Jessica Hallgath, a bioengineering student at the University of Michigan-Dearborn, is our January 2017 Volunteer of the Month. Jessica can be found walking our exhibit floor, explaining scientific concepts to children, and visiting classrooms to encourage kids to explore careers in science. Not only does she enjoy showing children how our plasma globes cause lightbulbs to illuminate, she loves seeing “lightbulbs” go off when children understand scientific concepts. Hear why volunteering at MiSci is important to her.
My name is Jessica, and I have recently started volunteering at the science center. For as long as I can remember, I have loved science. When I was young, my parents bought me these books that had tons of science experiments for kids (you know, like making goo out of glue, and volcanoes and stuff) that easily made me the coolest kid on the block. I loved getting my hands dirty and learning new things – although, at the time, I didn’t view it as learning. I was just having fun, right?
That’s one of the things that I love about volunteering at the science center. Each time I volunteer, I’m transported back to a place of wonder and excitement. I firmly believe the science center is one of the greatest assets to Detroit. It allows people (young and old!) a space to simply explore; to experience new things and learn without even know it! In school, it can be easy to get lost in hundreds of equations, theories, lab sessions and due dates. But the most important thing I’ve learned in college isn’t how to solve for the diffusion rate in a chemostat – it’s that life is one big laboratory. By volunteering at the science center, I hope to help even one child see the potential in this laboratory they’ve been given. Whether it’s through watching chocolate syrup mix with milk after school, or planting a garden in the backyard with mom – these kids are scientists, and they don’t even know it yet!

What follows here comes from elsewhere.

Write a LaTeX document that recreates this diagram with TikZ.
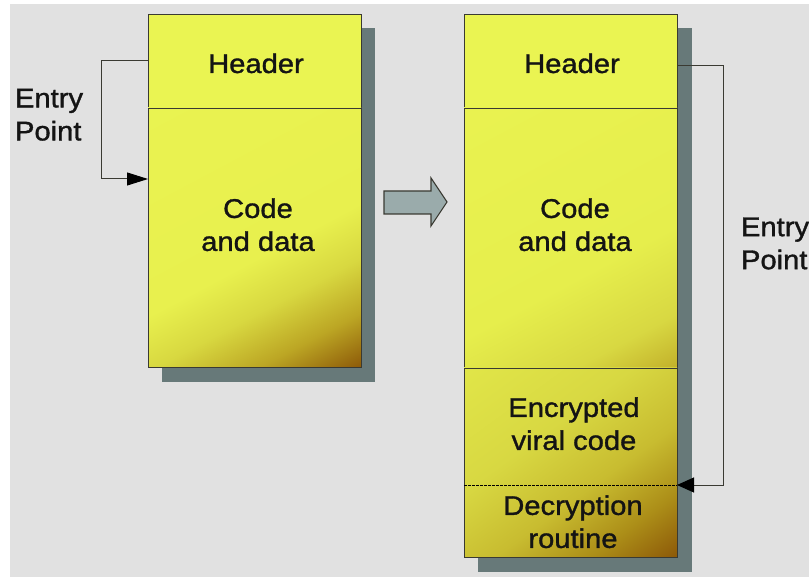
\documentclass[tikz,border=0pt]{standalone}
\usepackage{fontspec}
\setmainfont{Liberation Sans}[FakeStretch=1.08,FakeBold=1.2]
\usetikzlibrary{arrows.meta,calc}
\definecolor{bgc}{HTML}{E1E1E1}
\definecolor{ylw}{HTML}{EAF452}
\definecolor{shd}{HTML}{677979}
\definecolor{edge}{HTML}{3A3A32}
\definecolor{bigarr}{HTML}{9AABAB}
\definecolor{gA1}{HTML}{E8F04E}
\definecolor{gA2}{HTML}{D8D840}
\definecolor{gA3}{HTML}{BCA624}
\definecolor{gA4}{HTML}{8C5808}
\definecolor{gB1}{HTML}{E6EE4C}
\definecolor{gB2}{HTML}{D8D842}
\definecolor{gB3}{HTML}{C2B02A}
\definecolor{gC1}{HTML}{D8D842}
\definecolor{gC2}{HTML}{C8BC30}
\definecolor{gC3}{HTML}{AC8E18}
\pgfdeclarehorizontalshading{goldA}{100bp}{color(0bp)=(ylw); color(54bp)=(gA1); color(64bp)=(gA2); color(74bp)=(gA3); color(84bp)=(gA4); color(100bp)=(gA4)}
\pgfdeclarehorizontalshading{goldB}{100bp}{color(0bp)=(ylw); color(58bp)=(gB1); color(74bp)=(gB2); color(84bp)=(gB3); color(100bp)=(gB3)}
\pgfdeclarehorizontalshading{goldC}{100bp}{color(0bp)=(gB1); color(40bp)=(gC1); color(58bp)=(gC2); color(72bp)=(gC3); color(85bp)=(gA4); color(100bp)=(gA4)}
\tikzset{
  sect/.style={draw=edge, line width=0.9pt, inner sep=0pt, outer sep=0pt, minimum width=213pt},
  ghost/.style={inner sep=0pt, outer sep=0pt, minimum width=213pt},
  conn/.style={draw=edge, line width=1pt},
  lbl/.style={font=\fontsize{27}{33}\selectfont, inner sep=0pt, outer sep=0pt, align=center, text=black!92},
  shadowbox/.style={fill=shd}
}
\begin{document}
\begin{tikzpicture}[x=1pt,y=-1pt]
\useasboundingbox (0,0) rectangle (809,577);
\fill[white] (0,0) rectangle (809,577);
\fill[bgc] (10,4) rectangle (809,577);
% shadows
\fill[shadowbox] (162,28) rectangle (375,382);
\fill[shadowbox] (478,28) rectangle (692,572);
% left box
\node[sect, fill=ylw, minimum height=94pt] (lhead) at (254.5,61) {};
\node[sect, shade, shading=goldA, shading angle=-62, minimum height=259.5pt] (lcode) at (254.5,237.75) {};
% right box
\node[sect, fill=ylw, minimum height=94pt] (rhead) at (570.5,61) {};
\node[sect, shade, shading=goldB, shading angle=-62, minimum height=260pt] (rcode) at (570.5,238) {};
\node[sect, shade, shading=goldC, shading angle=-54, minimum height=189pt] (rlow) at (570.5,462.5) {};
\node[ghost, minimum height=117pt] (renc) at (570.5,426.5) {};
\node[ghost, minimum height=72pt] (rdec) at (570.5,521) {};
\draw[draw=black, line width=0.8pt, dash pattern=on 2.5pt off 1.5pt] (rdec.north west) -- (rdec.north east);
% labels
\node[lbl, anchor=base] (tlhead) at (256,73) {Header};
\node[lbl] (tlcode) at (258,224.75) {Code\\and data};
\node[lbl, anchor=base] (trhead) at (572,73) {Header};
\node[lbl] (trcode) at (575,224.75) {Code\\and data};
\node[lbl] (trenc) at (574,423.75) {Encrypted\\viral code};
\node[lbl] (trdec) at (573,521.75) {Decryption\\routine};
\node[lbl, align=left, anchor=west] (tlentry) at (15,114.75) {Entry\\Point};
\node[lbl, align=left, anchor=west] (trentry) at (741,243.5) {Entry\\Point};
% big transition arrow
\draw[fill=bigarr, draw=edge, line width=1.1pt, line join=miter]
  (384,191) -- (431,191) -- (431,178) -- (447,202) -- (431,226) -- (431,214) -- (384,214) -- cycle;
% entry point connectors
\draw[conn, -{Triangle[length=21pt,width=13pt,color=black]}]
  (lhead.west) -- ++(-47,0) |- (lcode.west |- 0,179);
\draw[conn, -{Triangle[length=17pt,width=15pt,color=black]}]
  (rhead.east |- 0,66) -- ++(46,0) |- (rdec.north east);
\end{tikzpicture}
\end{document}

While volunteering at MiSci, I’m able to see the scientific process every day from the youngest scientists around us. From watching a guest create something new in Spark!Lab or find the perfect mix of water and air to launch the rocket to the sky, I absolutely love seeing little minds at work. With the huge variety of exhibits, there’s something for everyone to fall in love with. Knowing that I may get to be a small part of an experience that inspires the next architect, biologist, researcher, astronaut, engineer, or educator is such a rewarding experience.
With that, I encourage you to find your niche in this cool laboratory we all share. Encourage the youngest around us to go after their dreams and know that they are capable of STEM, or whatever it is they aspire to do.